Vladimir Gerasimov

Personal information
- Full name: Vladimir Dmitriyevich Gerasimov
- Date of birth: 12 April 1989
- Place of birth: Korolyov, Moscow Oblast, RSFSR, USSR
- Date of death: 9 March 2018 (aged 28)
- Place of death: Zhejiang, China
- Height: 1.75 m (5 ft 9 in)
- Position: Striker

Senior career*
- Years: Team / Apps / (Gls)
- 2007: FC Volochanin-Ratmir Vyshny Volochyok / 3 / (0)
- 2008: FC Spartak-Avto Moscow (D4)
- 2009: Bohemians Prague / 1 / (0)
- 2010: FC Nika Moscow / 10 / (1)
- 2011–2012: FC Kaluga / 32 / (4)
- 2012: FC Metallurg Vyksa / 11 / (0)
- 2013–2014: FC Volgomost
- 2014–2015: FC Metallist Korolyov

= Vladimir Gerasimov (footballer, born 1989) =

Russian footballer

Vladimir Dmitriyevich Gerasimov (Владимир Дмитриевич Герасимов; 12 April 1989 – 9 March 2018) was a Russian professional footballer who played as a striker.

==Death==
Gerasimov died on 9 March 2018 in Zhejiang province, China, after a hit-and-run incident.
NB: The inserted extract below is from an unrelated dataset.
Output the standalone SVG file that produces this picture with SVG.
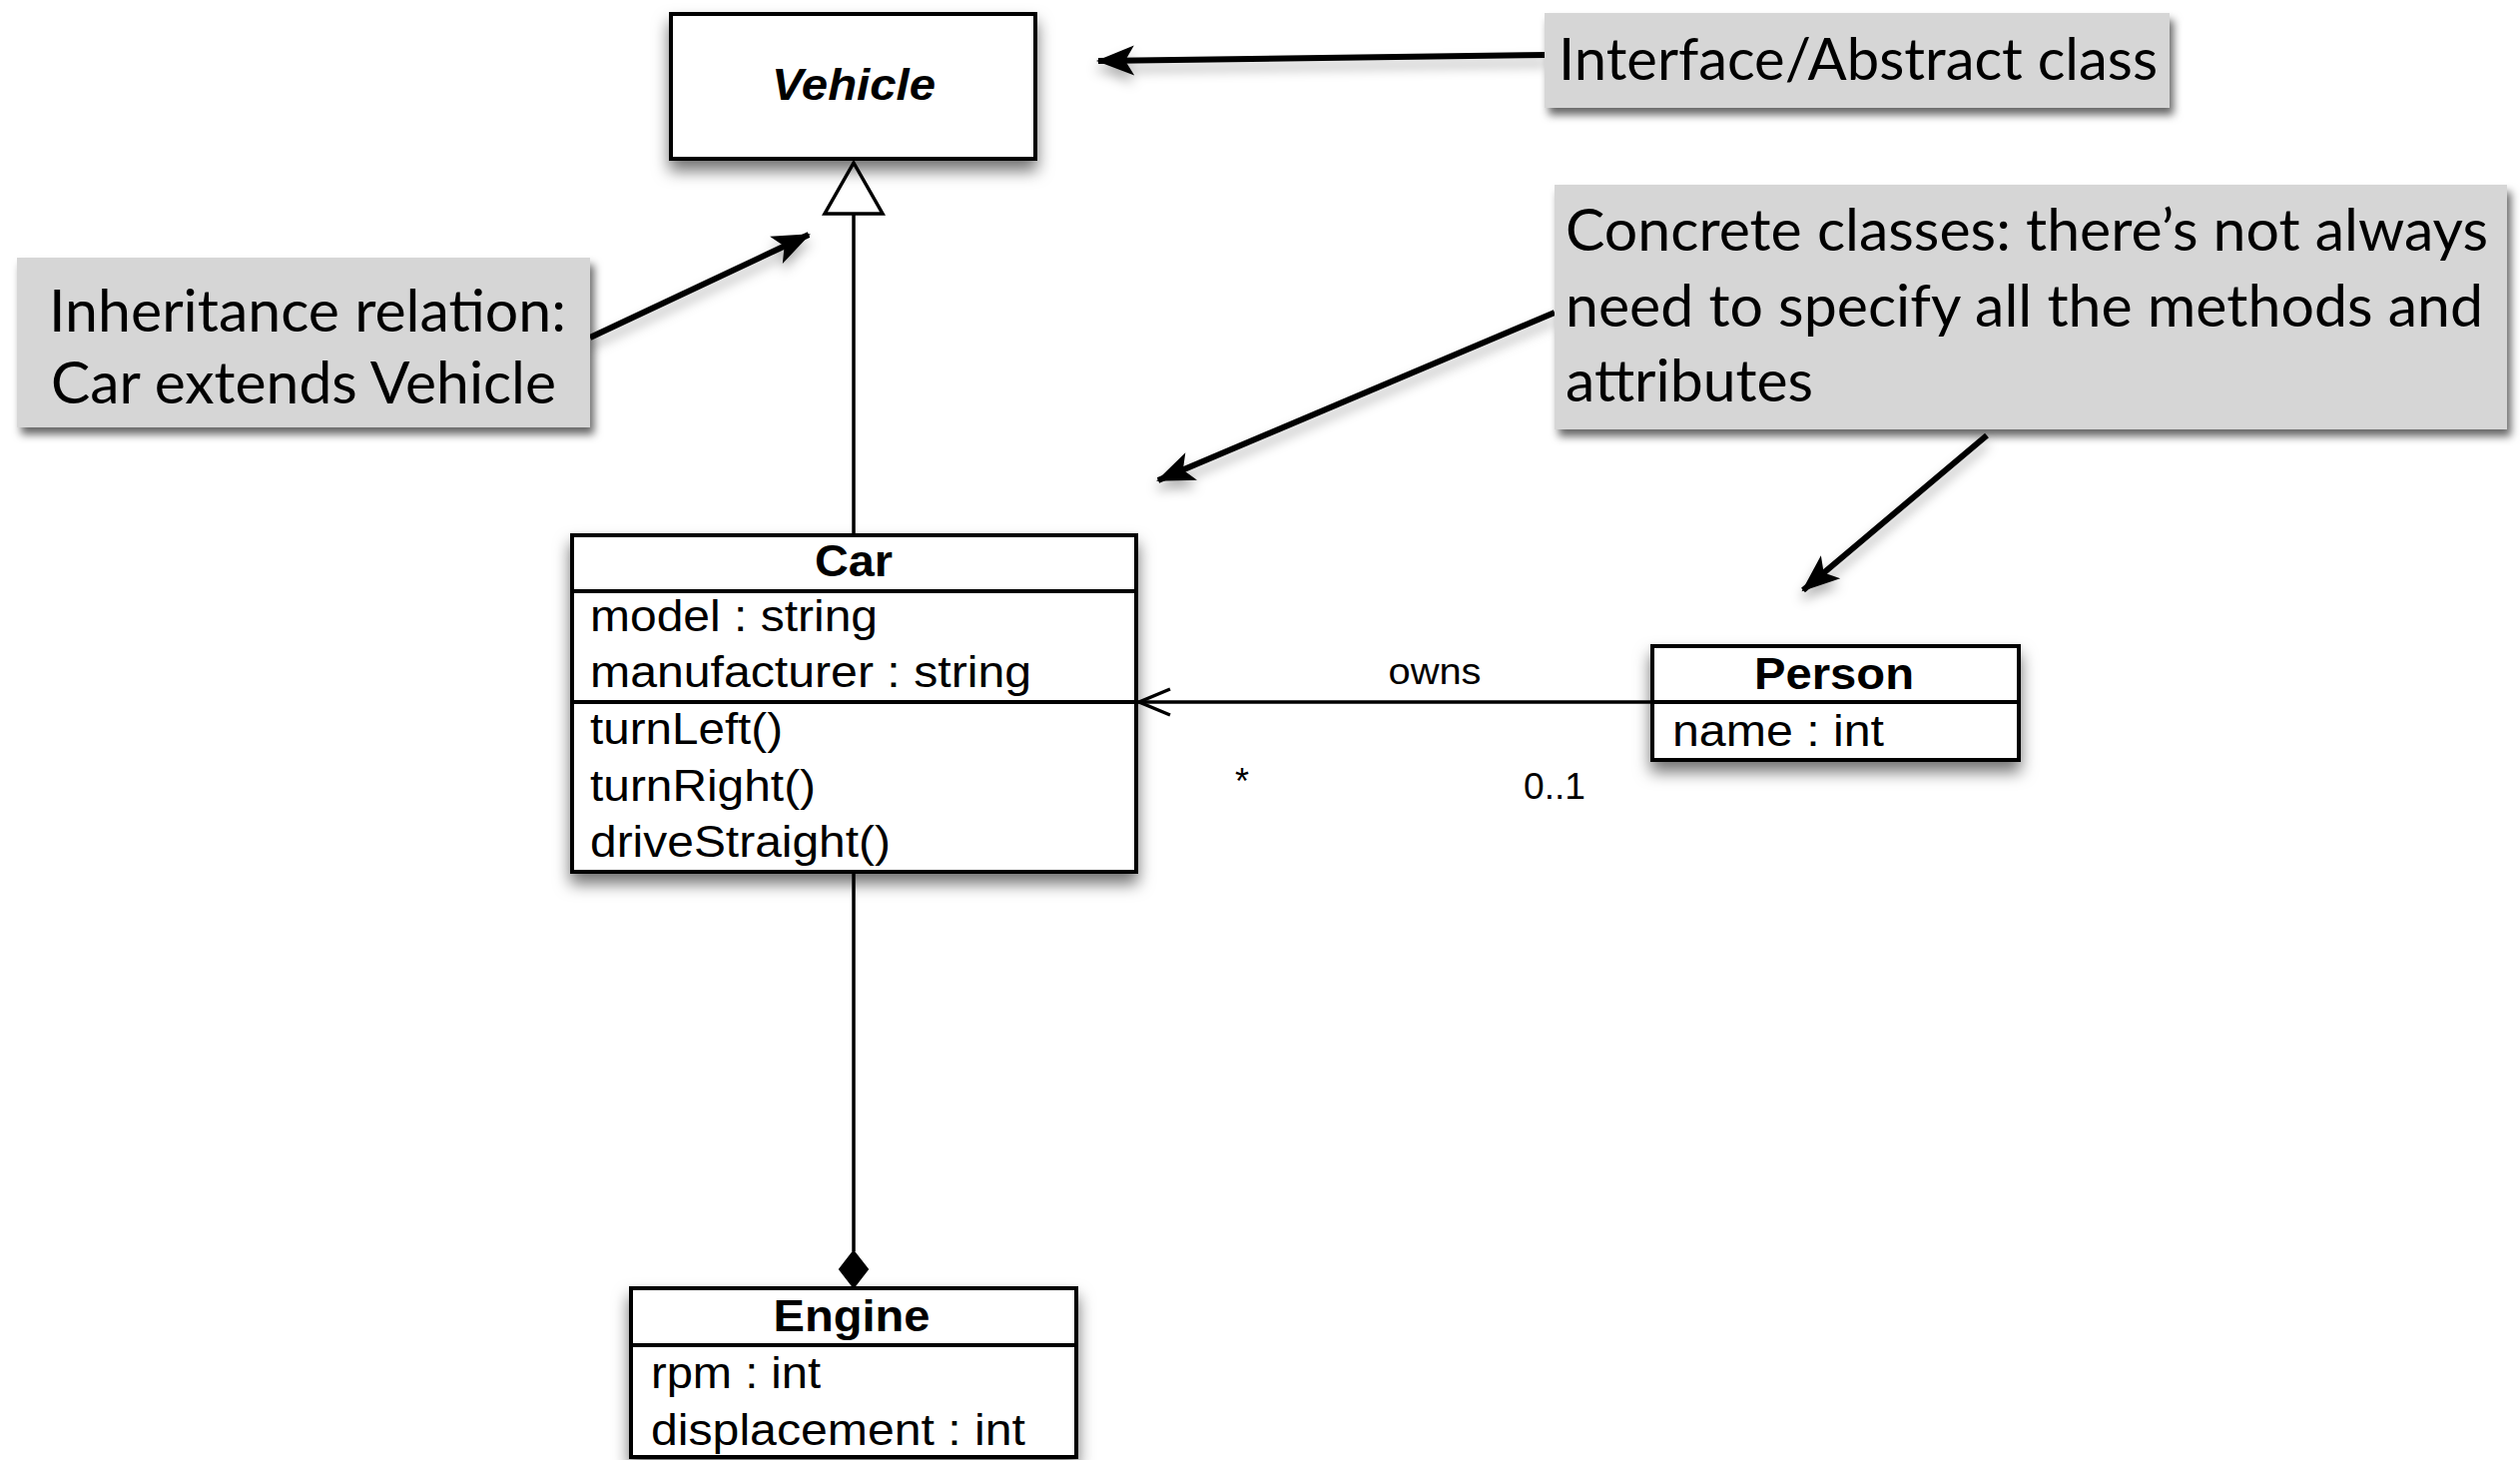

Gerasimov was knocked from his electric scooter onto a busy street by a car; the driver fled the scene without seeing to Gerasimov's injuries. No passers-by assisted Gerasimov. He died of his injuries two hours later while still lying unattended in the street. Gerasimov was 28 years old.